The National Committee was tasked with establishing a framework to help address enterprise risk management (ERM), fraud deterrence, and internal controls. Of these three topics COSO addressed, this lesson will focus on internal controls.

COSO Internal Control - Integrated Framework Principles

COSO's internal control framework is often presented as a cube, as there are three dimensions of internal controls to consider in their framework. COSO owns the copyright on the actual cube diagram, although they offer a free poster from their website. But with the cube below, we can visualize the three dimensions of internal controls.

COSO Integrated Framework
COSO Framework

Let's start with the side of the cube marked as letter 'A.' The side of the cube marked with an 'A' represents the five objectives of an acceptable system of internal controls, which are: control environment, risk assessment, control activities, information and communication, and monitoring activities.

The control environment represents the culture of internal controls at the organization. For example, this objective seeks to determine if the organization has a culture of discipline and compliance or a culture of lax policies and procedures. This culture often begins with the actions of executive management, so a control related to the Board reviewing CEO performance would add to the control environment.
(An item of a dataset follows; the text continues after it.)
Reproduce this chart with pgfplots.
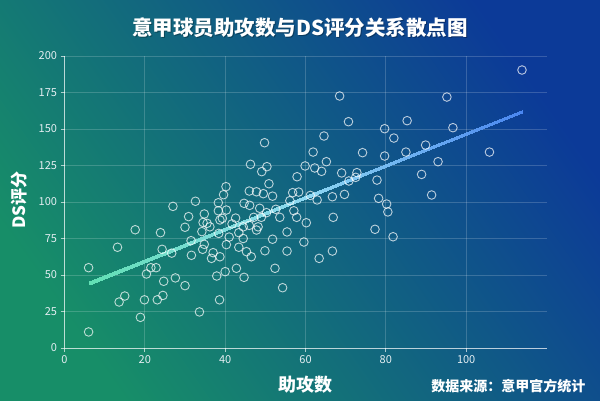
\documentclass[border=0pt]{standalone}
\usepackage{pgfplots}
\pgfplotsset{compat=1.18}
\usepackage{fontspec}
\setmainfont{Noto Sans CJK SC}

\definecolor{bgA}{HTML}{178E68}
\definecolor{bgB}{HTML}{0C3A98}
\definecolor{tickc}{HTML}{E4EEF2}
\definecolor{regA}{HTML}{62E0B4}
\definecolor{regB}{HTML}{8ED8F2}
\definecolor{regC}{HTML}{4A86F0}

\pgfplotstableread{
x y
6 55
6 11
13.2 69
17.6 81
13.6 31.5
15 35.6
18.9 21
19.9 33
20.4 50.7
21.5 55
22.8 55
23.1 33
24.5 36
24.7 45.7
23.9 79
24.3 67.6
26.7 65
27.6 48
27 97
30 42.7
30 82.7
31.5 73.5
31.6 63.5
30.9 90
32.6 100.5
33.6 24.7
34.8 91.8
34.2 79.7
34.5 86
34.8 71
34.4 67.6
36.2 83
36.6 61.4
37 65.3
38.3 99.5
38.3 94
37.9 49.3
38.6 33
38.7 62.5
38.4 78.5
39.6 105
39.3 88.8
40 52.3
40.3 70.8
41 76
42.6 89
42.8 54.6
43.4 69
43.4 79
49.8 140.6
46.3 125.8
50.4 124.2
49.1 120.8
50.9 112.5
40.2 110.5
46 107.5
47.8 107
49.5 105.7
51.8 104
56.8 106.4
58.3 106.8
61.9 134.2
59.9 124.7
62.3 123.3
57.9 117.3
61.2 104.5
56.1 100.9
62.9 101.4
44.7 99.1
46.1 97.7
48.6 95.7
52.6 95
40.3 94.5
50.3 92.7
57.1 94
57.8 89.5
47.1 89.5
49 89.5
53.6 89.5
38.7 87.7
35.5 85.4
44.5 83
48.2 83
60.2 85.8
41.7 85
46 84
47.8 80.8
55.4 79.5
44.5 75
51.8 74.5
59.6 72.6
49.9 66.6
55.4 66.4
45.3 66
46.5 62.5
63.4 61.4
44.7 48.4
52.4 54.6
54.3 41.3
68.5 172.6
70.7 155
85.3 155.7
79.7 150.2
82 143.8
64.6 145.2
74.2 133.8
79.7 131.5
85 134.2
89.9 139
65.2 127.6
64 121
69 119.9
72.8 120.1
72.5 116.9
70.8 114.4
77.8 115
88.9 118.9
93 127.6
66.7 103.6
69.7 105.2
78.2 102.5
91.4 104.8
80.2 98.6
80.5 93.2
66.9 89.5
77.3 81.3
81.8 76.2
66.7 66.4
113.9 190.4
95.2 171.9
96.7 150.9
105.8 134.2
}\players

% fitted line, drawn as a thin band so its colour can run from end to end
\pgfplotstableread{
x y c
6 43.4 0
114 160.9 1
114 163.1 1
6 45.6 0
}\fitline

\begin{document}
\begin{tikzpicture}[x=1pt,y=1pt]
  % background
  \shade[left color=bgA, right color=bgB, shading angle=125] (0,0) rectangle (600,400);
  \path[use as bounding box] (0,0) rectangle (600,400);

  \begin{axis}[
    at={(64.5pt,52pt)}, anchor=south west,
    scale only axis, width=482pt, height=292pt,
    xmin=0, xmax=120, ymin=0, ymax=200,
    xtick={0,20,...,100}, ytick={0,25,...,200},
    axis x line*=bottom, axis y line*=left,
    every outer x axis line/.append style={-},
    every outer y axis line/.append style={-},
    axis line style={-, white, opacity=0.65, line width=1pt},
    grid=major,
    grid style={white, opacity=0.18, line width=0.8pt},
    tick align=outside, major tick length=4pt,
    xtick pos=bottom, ytick pos=left,
    tick style={white, opacity=0.65, line width=0.8pt},
    ticklabel style={font=\fontsize{11}{11}\selectfont, text=tickc},
    /pgf/number format/assume math mode=true,
    colormap={reg}{color=(regA) color=(regB) color=(regC)},
    point meta min=0, point meta max=1,
  ]
    \addplot[only marks, mark=o, mark size=4.3pt,
      mark options={draw=white, draw opacity=0.72, line width=0.9pt}]
      table[x=x, y=y] {\players};
    \addplot[patch, patch type=rectangle, shader=interp, draw=none,
      point meta=explicit] table[x=x, y=y, meta=c] {\fitline};
  \end{axis}

  \node[font=\fontsize{20.5}{22}\selectfont\bfseries, text=black, opacity=0.3] at (301,371) {意甲球员助攻数与DS评分关系散点图};
  \node[font=\fontsize{20.5}{22}\selectfont\bfseries, text=white] at (300,372) {意甲球员助攻数与DS评分关系散点图};
  \node[font=\fontsize{17}{18}\selectfont\bfseries, text=white, rotate=90] at (19,200) {DS评分};
  \node[font=\fontsize{18}{18}\selectfont\bfseries, text=white] at (305,15) {助攻数};
  \node[font=\fontsize{14}{14}\selectfont\bfseries, text=white, anchor=east] at (589,14) {数据来源：意甲官方统计};
\end{tikzpicture}
\end{document}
The risk assessment is an activity whereby all of the activities, and associated risks, in an organization are looked at and each considered on a spectrum of either low risk or high risk. Likelihood of occurrence is also considered, to determine which risks faced by an organization should be addressed first. A risk assessment may identify cash handling, or billing, as risks that need to be audited.

Control activities are those procedures and internal controls put in place to mitigate risks, particularly those that management considered too risky during the risk assessment. These are activities that management, their staff, and internal auditors test to ensure compliance. For example, if the risk identified in the risk assessment is cash handling, a control activity might be having two people involved in cash payments.

Information and communication is how management communicates the culture of compliance and the specific policies individuals need to follow. Information and communication is a central part of a strong culture of discipline. An example of this would be requiring new or amended policies be sent out to everyone in the company so they are aware of the change.

Finally, monitoring activities are activities managers use to monitor processes or internal controls within the organization. For example, if a purchasing manager gets a weekly report of all purchases that were greater than $5,000, they would be performing a monitoring activity.

The Four Coverage Areas

Side 'B' of the cube represents coverage areas for internal controls. By coverage areas, COSO is referring to the level within the organization the control is focused on protecting. Depending on the structure of the organization, some of these areas may not apply, but there are few - if any - situations where at least three of the areas aren't considered when identifying internal controls.

Entity-wide controls are those that influence the entire organization. Often, these controls are focused on establishing and maintaining a good culture and supporting communication throughout the organization. These controls are implemented, or influence actions, throughout the organization. For example, one entity-wide control in an organization would be a corporate code of ethics.

Division level controls may be one level removed, or below, entity-wide controls. We say 'may be' because depending on the organization's structure, there may or may not be divisions. When there are, they are often associated with national or regional boundaries such that the internal controls align with regulatory requirements, such as filing SEC reports on time and accurately.

An operating unit is not always limited to a physical proximity, but instead, is focused on the activities the operating unit is responsible to perform. For example, an accounting department may be responsible for accounts payable, accounts receivable, cash management, and financial reporting. Accounts receivable may have a control that requires a monthly outstanding balance report to be reviewed.